Exercise instructions | In the entries that follow, find the word "chart" and report each line it is on.

Information provided |
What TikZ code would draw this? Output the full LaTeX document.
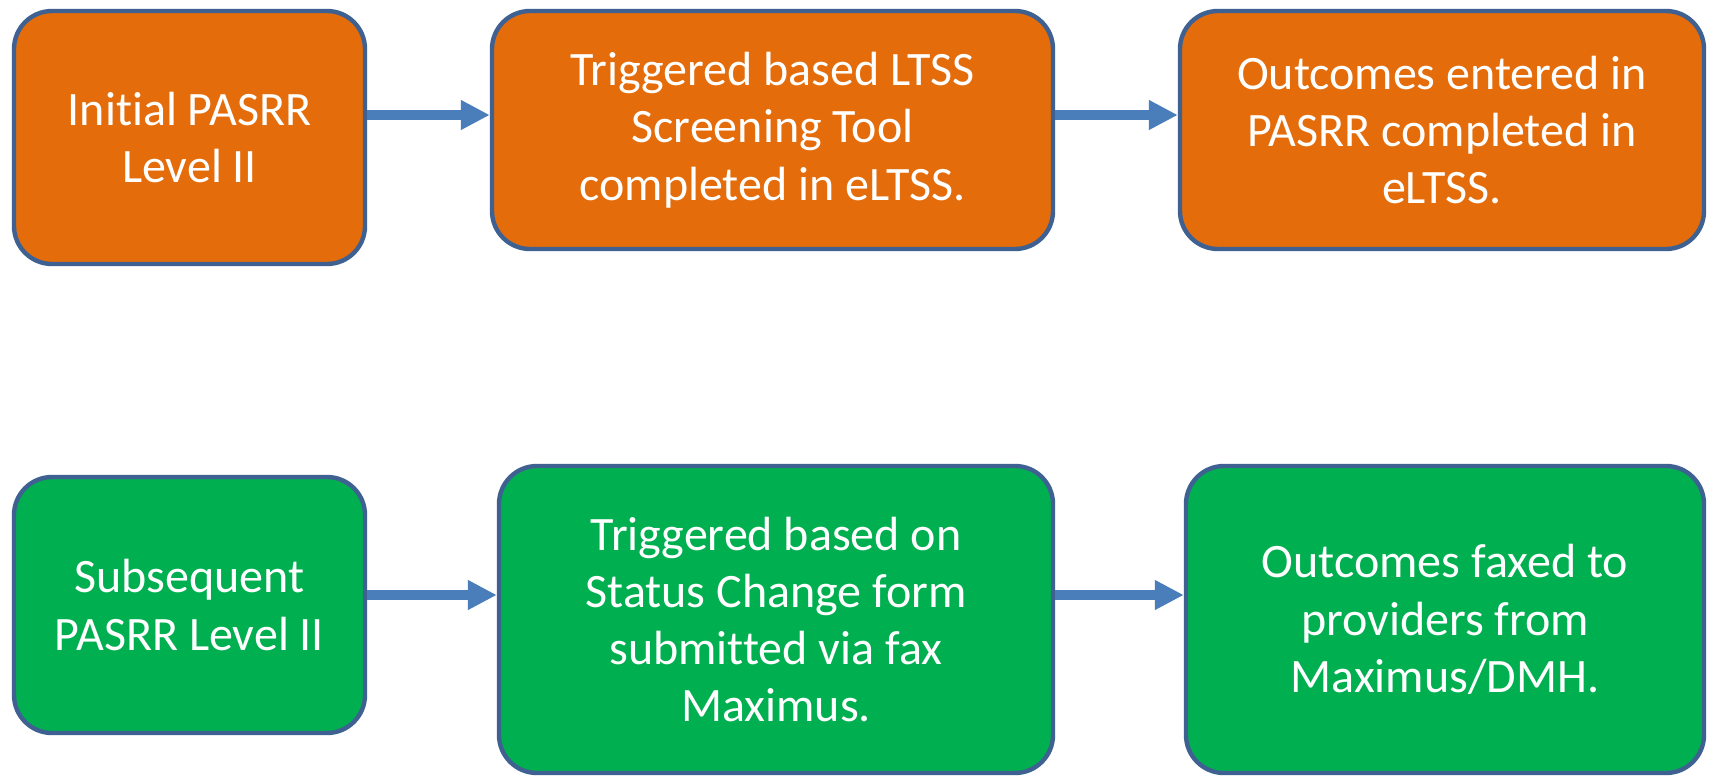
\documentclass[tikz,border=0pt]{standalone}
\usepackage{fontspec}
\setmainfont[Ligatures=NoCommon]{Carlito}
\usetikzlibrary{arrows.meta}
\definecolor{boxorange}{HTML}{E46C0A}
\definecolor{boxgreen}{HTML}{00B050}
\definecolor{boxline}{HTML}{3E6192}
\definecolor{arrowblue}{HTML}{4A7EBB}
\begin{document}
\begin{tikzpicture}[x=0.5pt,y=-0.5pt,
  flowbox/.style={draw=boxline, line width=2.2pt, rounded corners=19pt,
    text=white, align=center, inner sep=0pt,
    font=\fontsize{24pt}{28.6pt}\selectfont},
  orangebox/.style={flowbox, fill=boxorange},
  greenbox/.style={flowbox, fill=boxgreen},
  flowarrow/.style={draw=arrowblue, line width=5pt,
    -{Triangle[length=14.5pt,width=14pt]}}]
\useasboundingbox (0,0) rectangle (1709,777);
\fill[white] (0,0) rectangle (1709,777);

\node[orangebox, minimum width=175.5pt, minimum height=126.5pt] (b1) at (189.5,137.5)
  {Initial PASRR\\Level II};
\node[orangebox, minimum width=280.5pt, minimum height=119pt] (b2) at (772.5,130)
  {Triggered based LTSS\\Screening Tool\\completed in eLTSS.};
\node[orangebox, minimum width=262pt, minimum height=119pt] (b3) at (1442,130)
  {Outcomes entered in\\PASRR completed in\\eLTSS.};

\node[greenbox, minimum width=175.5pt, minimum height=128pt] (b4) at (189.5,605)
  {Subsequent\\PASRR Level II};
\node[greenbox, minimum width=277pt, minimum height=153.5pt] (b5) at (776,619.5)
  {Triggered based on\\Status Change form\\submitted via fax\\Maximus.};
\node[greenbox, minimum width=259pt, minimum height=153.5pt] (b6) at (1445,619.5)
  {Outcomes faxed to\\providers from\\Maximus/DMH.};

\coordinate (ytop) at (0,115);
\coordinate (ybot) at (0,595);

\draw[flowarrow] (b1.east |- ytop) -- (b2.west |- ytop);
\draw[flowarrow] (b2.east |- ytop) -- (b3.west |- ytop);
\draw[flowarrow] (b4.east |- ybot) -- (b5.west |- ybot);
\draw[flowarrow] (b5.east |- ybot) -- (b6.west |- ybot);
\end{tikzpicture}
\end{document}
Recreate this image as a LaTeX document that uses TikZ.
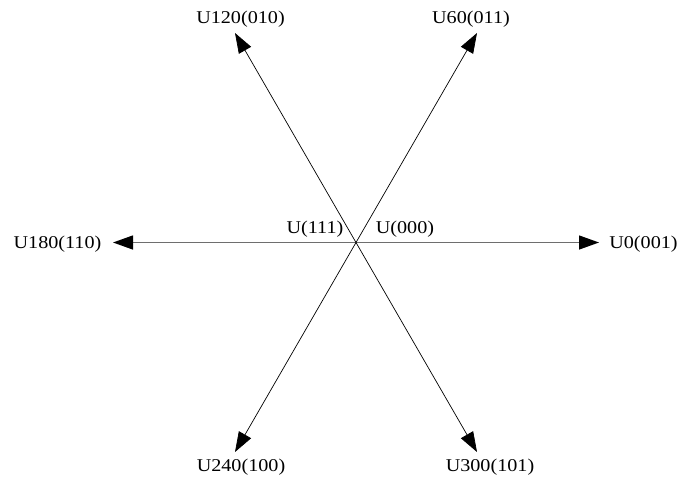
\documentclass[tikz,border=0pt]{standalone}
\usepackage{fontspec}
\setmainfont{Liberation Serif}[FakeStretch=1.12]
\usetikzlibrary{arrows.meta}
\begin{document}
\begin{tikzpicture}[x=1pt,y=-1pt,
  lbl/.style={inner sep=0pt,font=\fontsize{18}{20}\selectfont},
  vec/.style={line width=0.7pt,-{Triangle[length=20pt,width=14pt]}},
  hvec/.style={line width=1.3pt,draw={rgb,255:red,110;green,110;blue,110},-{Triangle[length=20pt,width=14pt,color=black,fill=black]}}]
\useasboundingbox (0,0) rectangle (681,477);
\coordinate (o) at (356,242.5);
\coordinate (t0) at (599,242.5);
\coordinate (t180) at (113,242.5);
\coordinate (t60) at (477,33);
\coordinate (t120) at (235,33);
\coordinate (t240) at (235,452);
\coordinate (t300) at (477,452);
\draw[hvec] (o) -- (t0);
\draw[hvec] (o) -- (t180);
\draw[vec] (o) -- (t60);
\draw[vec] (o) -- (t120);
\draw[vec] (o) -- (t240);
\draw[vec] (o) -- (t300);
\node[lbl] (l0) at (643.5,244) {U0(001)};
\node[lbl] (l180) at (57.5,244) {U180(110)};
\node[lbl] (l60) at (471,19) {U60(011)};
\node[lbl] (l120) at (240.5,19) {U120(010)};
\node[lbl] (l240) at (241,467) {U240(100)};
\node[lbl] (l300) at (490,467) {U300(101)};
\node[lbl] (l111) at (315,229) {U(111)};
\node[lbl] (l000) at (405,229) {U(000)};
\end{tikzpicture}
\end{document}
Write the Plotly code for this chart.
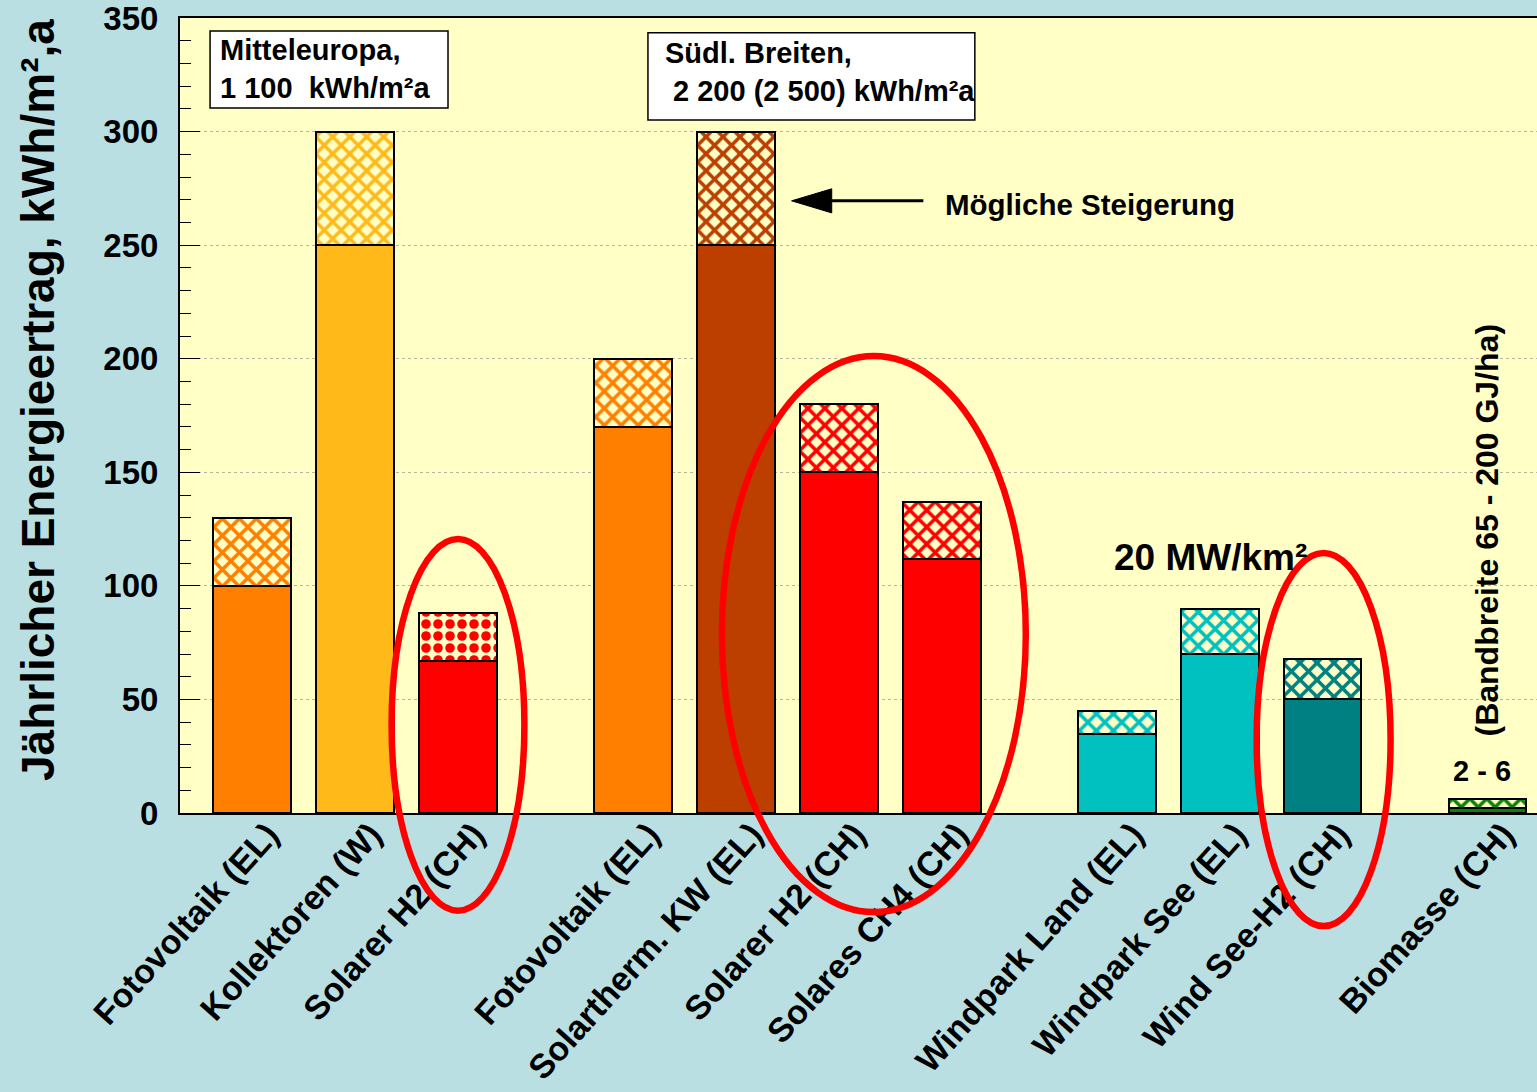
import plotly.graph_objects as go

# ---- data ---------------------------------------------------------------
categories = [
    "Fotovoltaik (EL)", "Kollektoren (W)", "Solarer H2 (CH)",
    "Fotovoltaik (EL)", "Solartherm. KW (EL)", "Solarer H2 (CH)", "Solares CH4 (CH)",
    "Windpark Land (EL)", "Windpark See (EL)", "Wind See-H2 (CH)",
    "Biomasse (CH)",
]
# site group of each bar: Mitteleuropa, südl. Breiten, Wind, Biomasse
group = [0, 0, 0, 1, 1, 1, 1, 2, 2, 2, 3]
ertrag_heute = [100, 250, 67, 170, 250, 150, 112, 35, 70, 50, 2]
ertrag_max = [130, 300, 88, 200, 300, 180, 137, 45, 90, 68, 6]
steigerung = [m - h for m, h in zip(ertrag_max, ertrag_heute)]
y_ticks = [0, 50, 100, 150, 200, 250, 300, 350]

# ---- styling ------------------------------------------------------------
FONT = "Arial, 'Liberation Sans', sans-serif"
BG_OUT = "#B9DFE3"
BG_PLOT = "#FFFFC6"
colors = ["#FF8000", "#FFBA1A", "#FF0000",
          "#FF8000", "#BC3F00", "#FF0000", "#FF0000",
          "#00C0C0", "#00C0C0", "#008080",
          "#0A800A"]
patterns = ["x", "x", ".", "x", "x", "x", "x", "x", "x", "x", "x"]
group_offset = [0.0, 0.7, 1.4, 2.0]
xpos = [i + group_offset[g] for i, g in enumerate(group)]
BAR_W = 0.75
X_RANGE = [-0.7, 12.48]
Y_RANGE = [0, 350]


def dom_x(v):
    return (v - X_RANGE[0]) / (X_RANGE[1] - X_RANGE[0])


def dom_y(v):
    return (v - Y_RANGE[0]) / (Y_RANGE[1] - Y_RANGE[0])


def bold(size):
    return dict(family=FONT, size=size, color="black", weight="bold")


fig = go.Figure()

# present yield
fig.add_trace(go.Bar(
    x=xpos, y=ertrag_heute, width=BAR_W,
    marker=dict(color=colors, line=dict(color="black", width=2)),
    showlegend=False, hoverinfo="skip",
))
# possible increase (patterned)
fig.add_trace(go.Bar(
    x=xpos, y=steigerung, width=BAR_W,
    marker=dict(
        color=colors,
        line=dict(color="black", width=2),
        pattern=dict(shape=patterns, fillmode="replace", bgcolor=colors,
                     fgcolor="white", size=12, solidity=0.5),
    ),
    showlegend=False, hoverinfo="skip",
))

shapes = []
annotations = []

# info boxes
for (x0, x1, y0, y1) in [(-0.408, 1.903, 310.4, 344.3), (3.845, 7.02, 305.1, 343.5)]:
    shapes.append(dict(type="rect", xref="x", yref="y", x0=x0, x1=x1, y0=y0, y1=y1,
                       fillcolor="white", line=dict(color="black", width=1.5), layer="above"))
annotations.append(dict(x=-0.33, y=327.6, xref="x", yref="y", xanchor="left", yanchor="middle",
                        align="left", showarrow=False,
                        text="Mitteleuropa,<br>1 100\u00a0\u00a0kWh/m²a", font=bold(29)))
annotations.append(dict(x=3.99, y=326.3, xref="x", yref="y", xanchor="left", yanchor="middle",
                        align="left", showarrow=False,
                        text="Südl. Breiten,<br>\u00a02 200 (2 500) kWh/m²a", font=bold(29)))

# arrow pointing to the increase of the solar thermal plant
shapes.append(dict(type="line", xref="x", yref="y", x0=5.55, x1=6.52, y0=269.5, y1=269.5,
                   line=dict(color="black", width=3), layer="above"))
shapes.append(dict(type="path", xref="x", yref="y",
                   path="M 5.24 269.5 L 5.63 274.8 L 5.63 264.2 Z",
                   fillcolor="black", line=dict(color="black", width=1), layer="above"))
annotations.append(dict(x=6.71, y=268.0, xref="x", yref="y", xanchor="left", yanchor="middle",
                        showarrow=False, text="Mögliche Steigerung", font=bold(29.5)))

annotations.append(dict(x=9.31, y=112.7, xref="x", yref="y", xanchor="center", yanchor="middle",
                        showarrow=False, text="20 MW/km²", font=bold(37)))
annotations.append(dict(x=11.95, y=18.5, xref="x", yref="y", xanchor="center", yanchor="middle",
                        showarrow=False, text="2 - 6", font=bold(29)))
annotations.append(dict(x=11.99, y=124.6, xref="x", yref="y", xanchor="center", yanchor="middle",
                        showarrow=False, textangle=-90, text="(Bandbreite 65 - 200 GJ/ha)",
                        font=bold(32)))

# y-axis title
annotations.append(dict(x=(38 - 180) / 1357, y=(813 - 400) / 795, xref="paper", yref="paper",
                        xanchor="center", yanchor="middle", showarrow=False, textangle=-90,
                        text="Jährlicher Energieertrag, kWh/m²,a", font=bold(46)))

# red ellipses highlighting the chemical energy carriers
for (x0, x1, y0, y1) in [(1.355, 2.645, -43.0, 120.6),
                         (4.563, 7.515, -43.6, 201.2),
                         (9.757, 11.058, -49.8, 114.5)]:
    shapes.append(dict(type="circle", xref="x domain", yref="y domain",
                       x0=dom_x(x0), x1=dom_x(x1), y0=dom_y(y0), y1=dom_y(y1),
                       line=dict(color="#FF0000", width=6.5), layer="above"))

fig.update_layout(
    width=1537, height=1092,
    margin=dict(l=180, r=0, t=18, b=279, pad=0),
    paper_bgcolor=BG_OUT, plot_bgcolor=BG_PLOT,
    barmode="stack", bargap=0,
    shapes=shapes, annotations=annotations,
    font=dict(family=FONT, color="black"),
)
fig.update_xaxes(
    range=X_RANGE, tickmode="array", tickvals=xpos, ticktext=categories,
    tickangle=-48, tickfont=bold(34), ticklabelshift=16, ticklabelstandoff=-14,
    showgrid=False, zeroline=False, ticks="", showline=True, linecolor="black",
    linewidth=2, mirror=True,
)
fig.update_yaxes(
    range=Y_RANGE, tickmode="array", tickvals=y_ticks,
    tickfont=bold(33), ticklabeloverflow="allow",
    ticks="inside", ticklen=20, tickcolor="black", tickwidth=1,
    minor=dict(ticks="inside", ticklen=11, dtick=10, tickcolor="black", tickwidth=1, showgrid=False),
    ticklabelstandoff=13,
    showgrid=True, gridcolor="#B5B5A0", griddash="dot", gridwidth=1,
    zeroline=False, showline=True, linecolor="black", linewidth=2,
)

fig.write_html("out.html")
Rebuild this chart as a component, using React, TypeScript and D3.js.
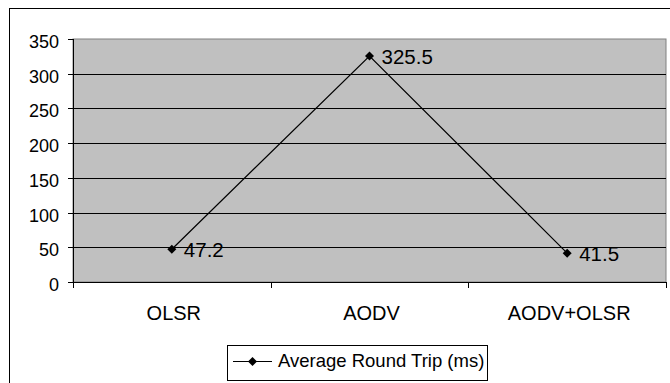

Full solution |
Write the Plotly code for this chart.
Rebuild this chart as a component, using React, TypeScript and D3.js.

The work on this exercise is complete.